One other thing: this blog, and this feature, obviously won’t be nearly so Cardinals-centered anymore. That starts now.
So anyway, on with the questions.
1. I count 11 teams with realistic playoff hopes in the National League. What’s the BEST team in the senior circuit as Spring Training approaches?
2. The Tigers are pretty much a consensus favorite in the AL Central. Which of the other four teams is the biggest threat to them?
3. What team improved itself the most over the winter?
4. What team will employ Roy Oswalt on Opening Day, if any?
5. Aside from Spring Training/Opening Day, what’s the next sporting event you’re really looking forward to? Masters? NCAA Tourney? NFL Draft?
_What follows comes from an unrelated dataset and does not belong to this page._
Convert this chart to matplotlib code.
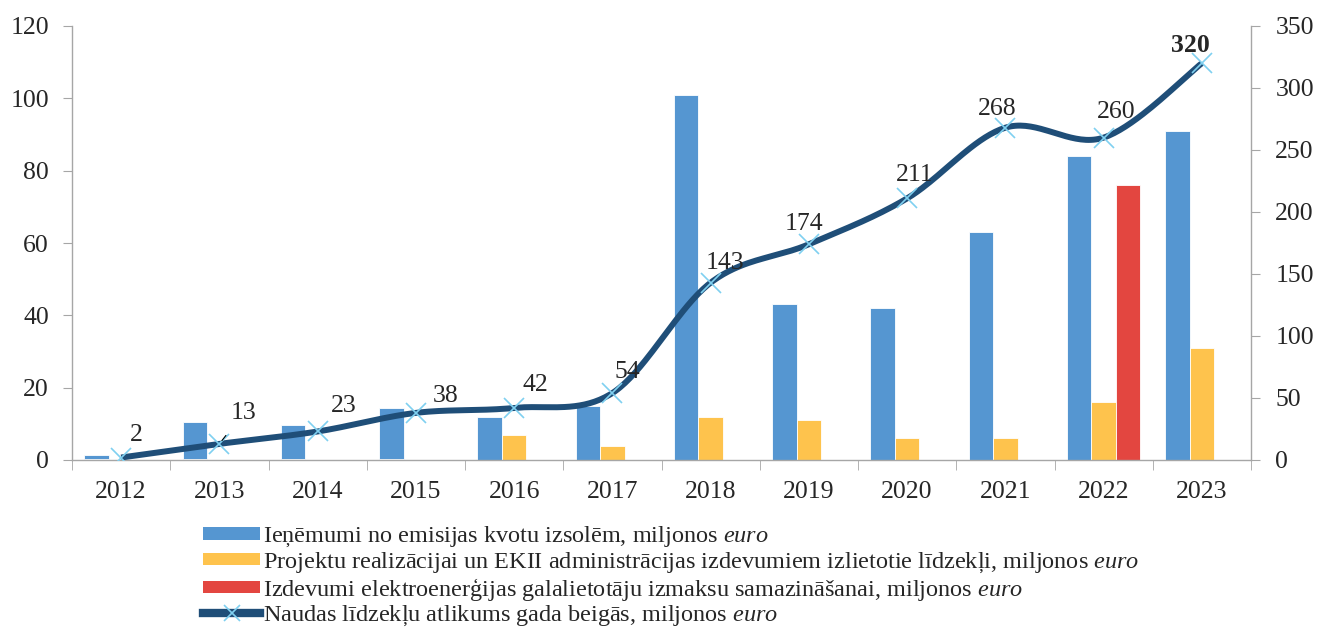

6. What’s the funniest show on TV (pretty sure y’all know my vote on this one)?
7. You saw my list. What was YOUR favorite album last year?
The time has come, and for once I have very little idea of what to say or write. As of today, I’m no longer the Cardinals beat writer for MLB.com. I’ve handed the reins to Jenifer Langosch, who has covered the Pirates for us for the past five years, and I begin my new journey writing more national and analytical pieces for MLB.com.
Here’s Jenifer’s hello to all of you, and I hope you’ll take a minute and go read it. I would wish her luck, but she doesn’t need it. She’s going to do great work and I’m eager to read it.
I don’t really have a lot to add that I haven’t already said. This blog isn’t going away, and neither is my twitter feed. The focus will obviously be a bit different, though I’m sure some folks would argue there’s never been much of a focus to OYNAG or my twitter feed anyway. We’re not moving to New York for another couple of months. For the coming weeks, I’m going to be feeling out what exactly it is that the new job is going to look like.
But I just wanted to pass along, one more time, my thanks to everyone for making a truly amazing chapter in my life what it was.